Pan African reports that it is embarking on a number of restructuring initiatives to reduce its production cost in real terms. These, combined with the electricity cost savings from large-scale solar photovoltaic (PV) renewable energy projects and anticipated increased production during the remainder of the 2023 financial year, are expected to contribute to reducing unit production costs in the future.

“We continue to reduce our reliance on Eskom . . . The group is planning to have at least 30 MW of our own generating capacity in the next 24 months.

“We have also invested in additional diesel generating capacity to cater for longer periods without Eskom power at our underground operations,” he says.

Savings at Evander mines’ 10 MW solar PV renewable energy plant currently average about $145 000 a month following its full commissioning in May 2022.

This project, the miner highlights, convincingly demonstrates the business case for renewable energy in the South African mining industry and serves to maintain Pan African’s strategic objective to expand this footprint significantly in the coming years.

Pan African also plans to expand its solar PV integration at Evander to subsidise the underground operation with a plant of between 12 MW and 15 MW; while also having plans to break ground on an 8.5 MW solar PV plant at its Barberton operations before the end of June and have it steady-state and producing early in 2024.

In total, Pan African’s solar PV ambitions come with a payback period of between about four and five years, based on expected electricity price escalations.

The already-commissioned solar PV plant is realising savings of between R2.5-million and R4-million a month, Loots tells Mining Weekly.

Further, in addition to solar PV, he says, Pan African is investigating a number of other alternatives.

“There is no one silver bullet to the issue that we are facing in terms of Eskom. And that is why we are not putting all of our eggs in one basket. I think, hopefully, we would be able to make some additional announcements soon in terms of further expanding the renewables footprint,” says Loots.

Meanwhile, the Barberton tailings retreatment plant produced 9.2% more year-on-year with 10 012 oz at an AISC of $725/oz, down from the $814/oz of the six months to December 31, 2021.

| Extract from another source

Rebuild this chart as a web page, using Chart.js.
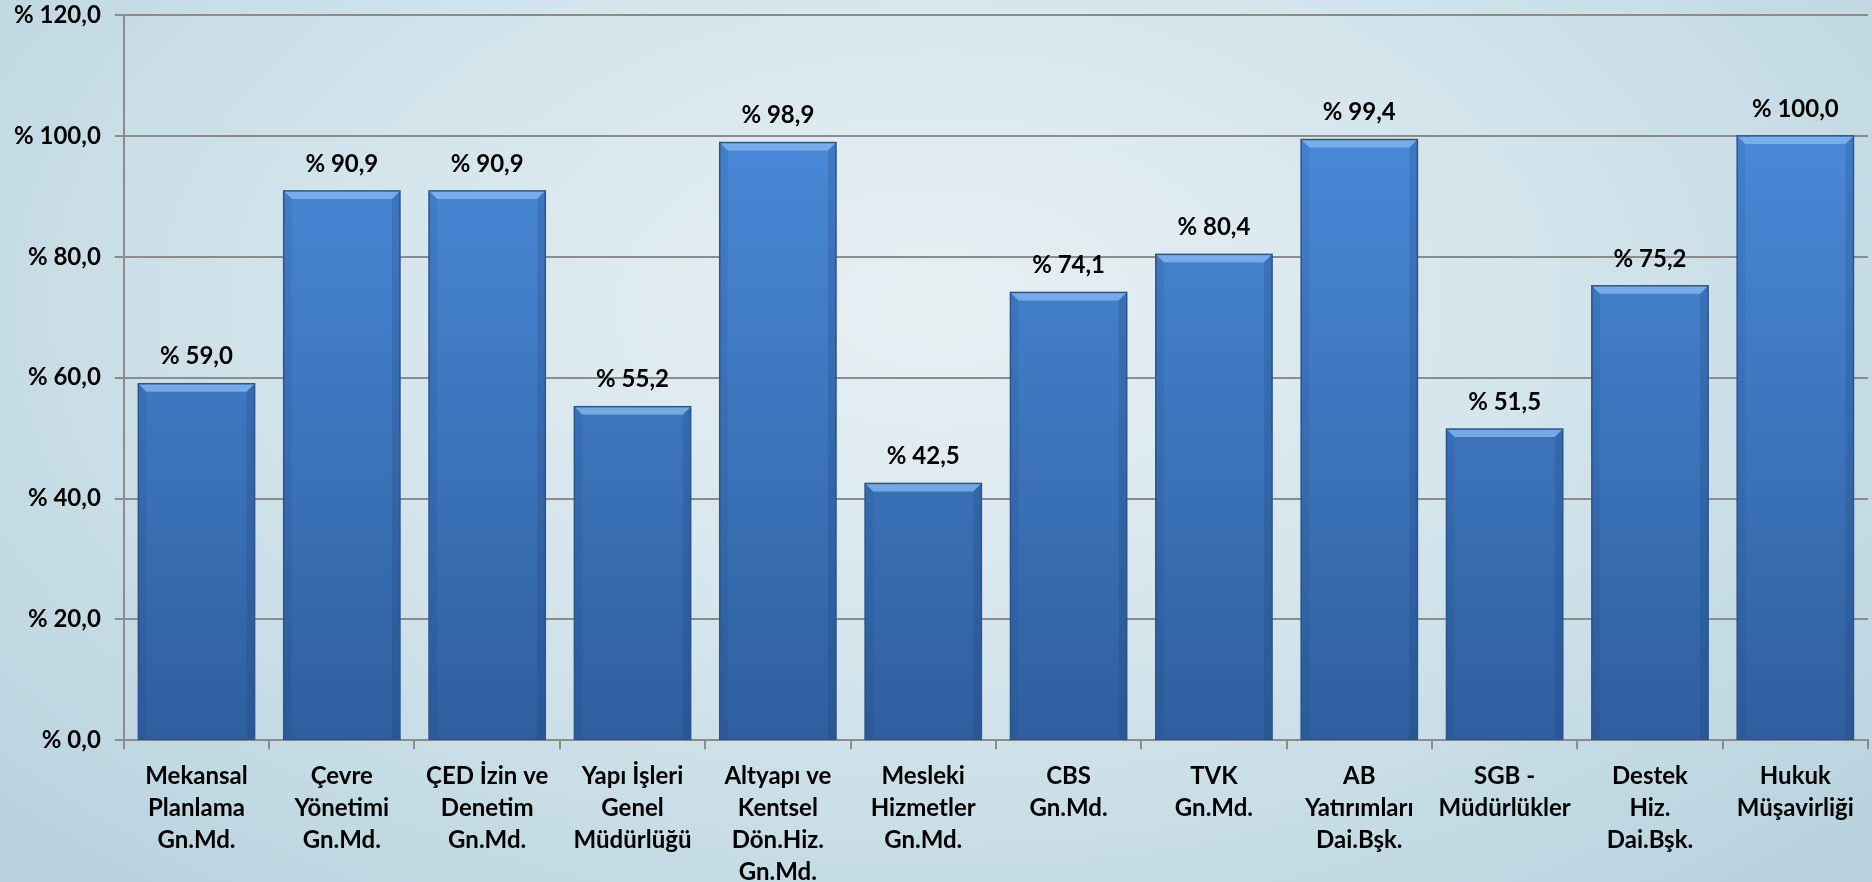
<!DOCTYPE html>
<html>
<head>
<meta charset="utf-8">
<script src="https://cdn.jsdelivr.net/npm/chart.js@4/dist/chart.umd.min.js"></script>
<style>
  html, body { margin: 0; padding: 0; }
  body {
    width: 1872px; height: 882px; overflow: hidden;
    background: radial-gradient(ellipse 70% 90% at 50% 35%, #e8f0f3 0%, #d4e5ec 45%, #b7d2de 100%);
  }
  #wrap { width: 1872px; height: 882px; position: relative; }
</style>
</head>
<body>
<div id="wrap"><canvas id="chart"></canvas></div>
<script>
// birimler
var categories = [
  ['Mekansal', 'Planlama', 'Gn.Md.'],
  ['Çevre', 'Yönetimi', 'Gn.Md.'],
  ['ÇED İzin ve', 'Denetim', 'Gn.Md.'],
  ['Yapı İşleri', 'Genel', 'Müdürlüğü'],
  ['Altyapı ve', 'Kentsel', 'Dön.Hiz.', 'Gn.Md.'],
  ['Mesleki', 'Hizmetler', 'Gn.Md.'],
  ['CBS', 'Gn.Md.'],
  ['TVK', 'Gn.Md.'],
  ['AB', 'Yatırımları', 'Dai.Bşk.'],
  ['SGB -', 'Müdürlükler'],
  ['Destek', 'Hiz.', 'Dai.Bşk.'],
  ['Hukuk', 'Müşavirliği']
];
var values = [59.0, 90.9, 90.9, 55.2, 98.9, 42.5, 74.1, 80.4, 99.4, 51.5, 75.2, 100.0];
var yTicks = [0, 20, 40, 60, 80, 100, 120];

var FONT = 'Lato, "Open Sans", sans-serif';

function pct(v) {
  return '% ' + Number(v).toFixed(1).replace('.', ',');
}

// bevel + labels
var barDeco = {
  id: 'barDeco',
  afterDatasetsDraw: function(chart) {
    var ctx = chart.ctx;
    var meta = chart.getDatasetMeta(0);
    meta.data.forEach(function(bar, i) {
      var p = bar.getProps(['x', 'y', 'base', 'width'], true);
      var l = p.x - p.width / 2, r = p.x + p.width / 2, t = p.y, b = p.base;
      var bv = 8;
      ctx.save();
      // top bevel
      ctx.beginPath();
      ctx.moveTo(l, t); ctx.lineTo(r, t); ctx.lineTo(r - bv, t + bv); ctx.lineTo(l + bv, t + bv);
      ctx.closePath();
      ctx.fillStyle = 'rgba(130,182,240,0.8)';
      ctx.fill();
      // right side
      ctx.beginPath();
      ctx.moveTo(r, t); ctx.lineTo(r, b); ctx.lineTo(r - bv, b); ctx.lineTo(r - bv, t + bv);
      ctx.closePath();
      ctx.fillStyle = 'rgba(20,50,100,0.18)';
      ctx.fill();
      // left side
      ctx.beginPath();
      ctx.moveTo(l, t); ctx.lineTo(l + bv, t + bv); ctx.lineTo(l + bv, b); ctx.lineTo(l, b);
      ctx.closePath();
      ctx.fillStyle = 'rgba(20,50,100,0.10)';
      ctx.fill();
      // outline
      ctx.strokeStyle = '#2a5590';
      ctx.lineWidth = 1.5;
      ctx.strokeRect(l, t, r - l, b - t);
      // value label
      ctx.fillStyle = '#000';
      ctx.font = 'bold 24px ' + FONT;
      ctx.textAlign = 'center';
      ctx.textBaseline = 'middle';
      ctx.fillText(pct(values[i]), p.x, t - 27);
      ctx.restore();
    });
  }
};

var ctx = document.getElementById('chart').getContext('2d');
var g = ctx.createLinearGradient(0, 120, 0, 738);
g.addColorStop(0, '#4a8ad9');
g.addColorStop(1, '#2f5f9f');

var myChart = new Chart(ctx, {
  type: 'bar',
  data: {
    labels: categories,
    datasets: [{
      data: values,
      backgroundColor: g,
      borderWidth: 0,
      barPercentage: 0.8,
      categoryPercentage: 1.0
    }]
  },
  options: {
    responsive: true,
    maintainAspectRatio: false,
    animation: false,
    layout: { padding: { top: 15, right: 4, left: 0, bottom: -17 } },
    plugins: {
      legend: { display: false },
      tooltip: { enabled: false }
    },
    scales: {
      x: {
        offset: true,
        grid: {
          offset: true,
          drawOnChartArea: false,
          drawTicks: true,
          tickLength: 9,
          color: '#8c8c8c',
          lineWidth: 2
        },
        border: { color: '#8c8c8c', width: 2 },
        ticks: {
          color: '#000',
          padding: 11,
          maxRotation: 0,
          autoSkip: false,
          font: { family: FONT, size: 24, weight: 'bold', lineHeight: 1.33 }
        }
      },
      y: {
        min: 0,
        max: 120,
        afterBuildTicks: function(scale) {
          scale.ticks = yTicks.map(function(v) { return { value: v }; });
        },
        afterFit: function(scale) {
          scale.paddingTop = 0;
        },
        grid: {
          color: '#8c8c8c',
          lineWidth: 2,
          tickLength: 9
        },
        border: { color: '#8c8c8c', width: 2 },
        ticks: {
          color: '#000',
          padding: 14,
          font: { family: FONT, size: 24, weight: 'bold', lineHeight: 1 },
          callback: function(v) { return pct(v); }
        }
      }
    }
  },
  plugins: [barDeco]
});
</script>
</body>
</html>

Gold production from Elikhulu, also one of the lowest-cost gold mining operations in Southern Africa, remained steady at 25 830 oz, at an AISC of $947/oz, despite electricity supply disruptions and inclement weather conditions during the November and December rainy season.

Further, Pan African reports that it is progressing with group-wide growth projects, including the development of the 24, 25 and 26 Level project at Evander mines, which is on track, with equipping of the existing ventilation shaft from 17 to 24 Levels underway. Loots says Levels 25 and 26 are effectively a new mine development.

Hoisting of ore through this vertical shaft will significantly streamline ore handling and reduce dependency on the current conveyor belt system.

Following the positive definitive feasibility study results for the remining of Mogale Gold TSFs, the group is completing enhancement and value engineering activities in preparation for the construction of the tailings retreatment plant (the Mintails project), which is expected to commence by June.

Concept engineering works for the Soweto cluster’s TSFs are also underway – an operation expected to increase current group gold production by up to 25%, or 50 000 oz/y.

Also, processing of a 10 000 t bulk sample from the Royal Sheba project at the Sheba and Consort metallurgical plants was completed, with recoveries in line with expectations. Recovered grades were 1.22 g/t in excess of the planned grade of 0.5 g/t.